I first read the Count of Monte Cristo when I was seven. Abridged, naturally, and definitely translated, since I still do not know how to read French. The point being, though, that when I read it, Edmond Dantes’ actions seemed perfectly acceptable to me. So what if he did not get the original girl at the end? The bad guys still got kicked hard, and god, he was rich.
The second time I read the book was when I was eleven. Four years translated to around two hundred book pages and definitely flowerier language. Now, though, the first seeds of moral rectitude had grown into strong young saplings, and, while the girl was still not a concern, the coldness of the Count’s actions, and the abhorrence of death had effects on my views on the book. No longer was Dantes a hero one could unreservedly admire. I would not learn of this term till I heard of Wolverine (mind you, I did know of Batman, but he is still a borderline case), but I had had my first encounter with an anti-hero four years ago, and recognised him for one in sixth class.
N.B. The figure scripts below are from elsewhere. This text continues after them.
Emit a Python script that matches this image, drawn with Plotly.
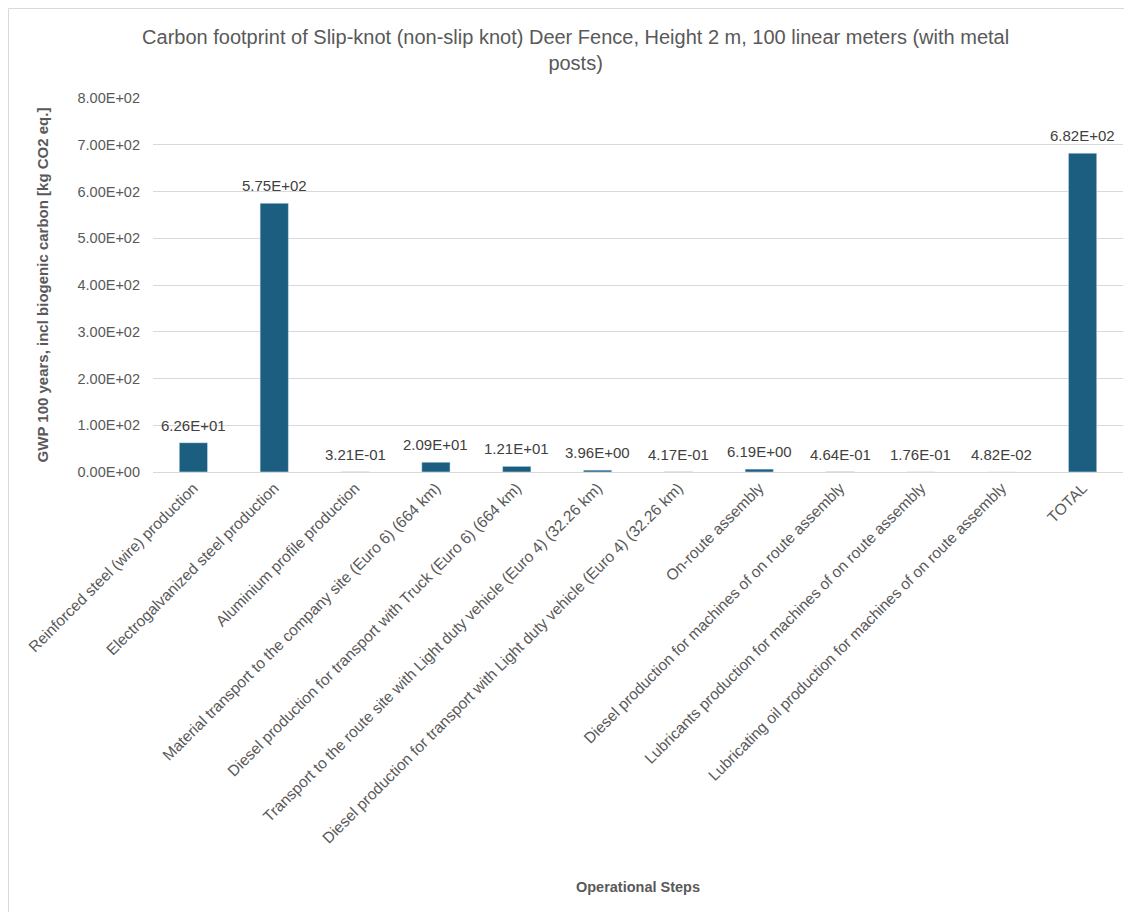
import plotly.graph_objects as go

categories = [
    "Reinforced steel (wire) production",
    "Electrogalvanized steel production",
    "Aluminium profile production",
    "Material transport to the company site (Euro 6) (664 km)",
    "Diesel production for transport with Truck (Euro 6) (664 km)",
    "Transport to the route site with Light duty vehicle (Euro 4) (32.26 km)",
    "Diesel production for transport with Light duty vehicle (Euro 4) (32.26 km)",
    "On-route assembly",
    "Diesel production for machines of on route assembly",
    "Lubricants production for machines of on route assembly",
    "Lubricating oil production for machines of on route assembly",
    "TOTAL",
]
values = [62.6, 575, 0.321, 20.9, 12.1, 3.96, 0.417, 6.19, 0.464, 0.176, 0.0482, 682]
value_labels = ["6.26E+01", "5.75E+02", "3.21E-01", "2.09E+01", "1.21E+01", "3.96E+00",
                "4.17E-01", "6.19E+00", "4.64E-01", "1.76E-01", "4.82E-02", "6.82E+02"]
y_tickvals = [0, 100, 200, 300, 400, 500, 600, 700, 800]
y_ticktext = ["0.00E+00", "1.00E+02", "2.00E+02", "3.00E+02", "4.00E+02",
              "5.00E+02", "6.00E+02", "7.00E+02", "8.00E+02"]

BAR = "#1B5E80"
TXT = "#404040"
GREY = "#595959"
FONT = "Liberation Sans, Arial, sans-serif"

W, H = 1124, 904
ML, MR, MT, MB = 145, 9, 90, 440
PW = W - ML - MR
PH = H - MT - MB

fig = go.Figure(go.Bar(
    x=categories, y=values,
    marker=dict(color=BAR), width=0.35, cliponaxis=False,
))
for cat, val, lab in zip(categories, values, value_labels):
    fig.add_annotation(x=cat, y=val, text=lab, showarrow=False, xanchor="center",
                       yanchor="bottom", yshift=7,
                       font=dict(size=15, color=TXT, family=FONT))

fig.update_layout(
    width=W, height=H,
    paper_bgcolor="white", plot_bgcolor="white",
    margin=dict(l=ML, r=MR, t=MT, b=MB),
    showlegend=False,
    title=dict(
        text="Carbon footprint of Slip-knot (non-slip knot) Deer Fence, Height 2 m, 100 linear meters (with metal<br>posts)",
        x=0.505, xanchor="center", xref="container", y=0.96, yanchor="top",
        font=dict(size=20, color=GREY, family=FONT),
    ),
    font=dict(family=FONT, color=TXT),
)
fig.update_xaxes(
    tickangle=-45, tickfont=dict(size=15.5, color=GREY),
    showline=True, linecolor="#d9d9d9", ticks="",
    title=dict(text="<b>Operational Steps</b>", font=dict(size=14.5, color=GREY), standoff=36),
)
fig.update_yaxes(
    range=[0, 800], tickvals=y_tickvals, ticktext=y_ticktext,
    tickfont=dict(size=14.5, color=GREY), gridcolor="#d9d9d9", zeroline=False,
    ticklabelstandoff=12,
    title=dict(text="<b>GWP 100 years, incl biogenic carbon [kg CO2 eq.]</b>",
               font=dict(size=15, color=GREY), standoff=25),
)
# outer chart border (top and left edges)
fig.add_shape(type="line", xref="paper", yref="paper",
              x0=-(ML - 0.5) / PW, x1=1 + MR / PW, y0=1 + (MT - 0.5) / PH, y1=1 + (MT - 0.5) / PH,
              line=dict(color="#d9d9d9", width=1))
fig.add_shape(type="line", xref="paper", yref="paper",
              x0=-(ML - 0.5) / PW, x1=-(ML - 0.5) / PW, y0=-MB / PH, y1=1 + (MT - 0.5) / PH,
              line=dict(color="#d9d9d9", width=1))
fig.write_html("out.html")
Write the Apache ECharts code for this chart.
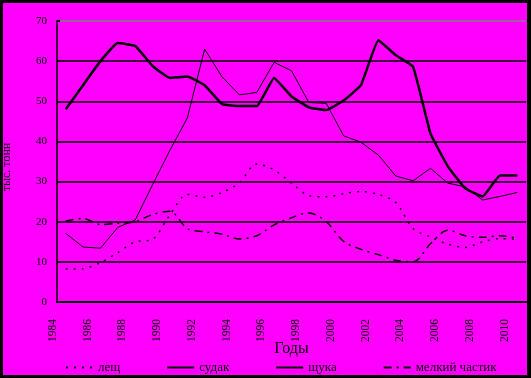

Another six years would pass before Wikipedia (see the geek links on the right) opened another portal in the deep recesses of knowledge, and I studied the psychological and sociological interpretation of a great many books I had read, including Alexander Dumas Jr.’s magnum opus. And I watched the movie, which I hated. He got the girl in the movie. And he ate the cake too. Oh, and the girl bit did bother me by now. Here is a perfectly willing lady, ready to go the mile to set things right, offering to assuage the pains brought about by another, but no, Mr. Dantes has to remain aloof and uptight, and make a complete ass of himself. He spends money on killing people and driving them mad! As Spock would put it, most illogical.
I still do not know if I am an idealist or a pragmatist. My own contention has been that my ideals have been pragmatic, and this philosophy of mine always prodded me to censure the Count. But much deeper, in a place where the Eye of Sauron alone could delve, there was the faintest feeling of satisfaction. It was a vestige from my reading at the age of seven. Maybe. Regardless, this part of me always believed that justice had been long overdue, and though I did not particularly condone this form of justice, the feeling of something right being done did counterbalance my compunction.
As for the girl, who, if you will recall, was a lady of thirty something now, I simply felt if she had been willing to let go and marry the guy who did her paramour in, and would be as easily swayed to the dark side, then she had lost the right to be delivered honourably. In a sense, the Count’s brutal brand of justice appealed to me. There were no means here to consider. They had been done away with early in the story. But the ends, ah. The ends were still to be tied.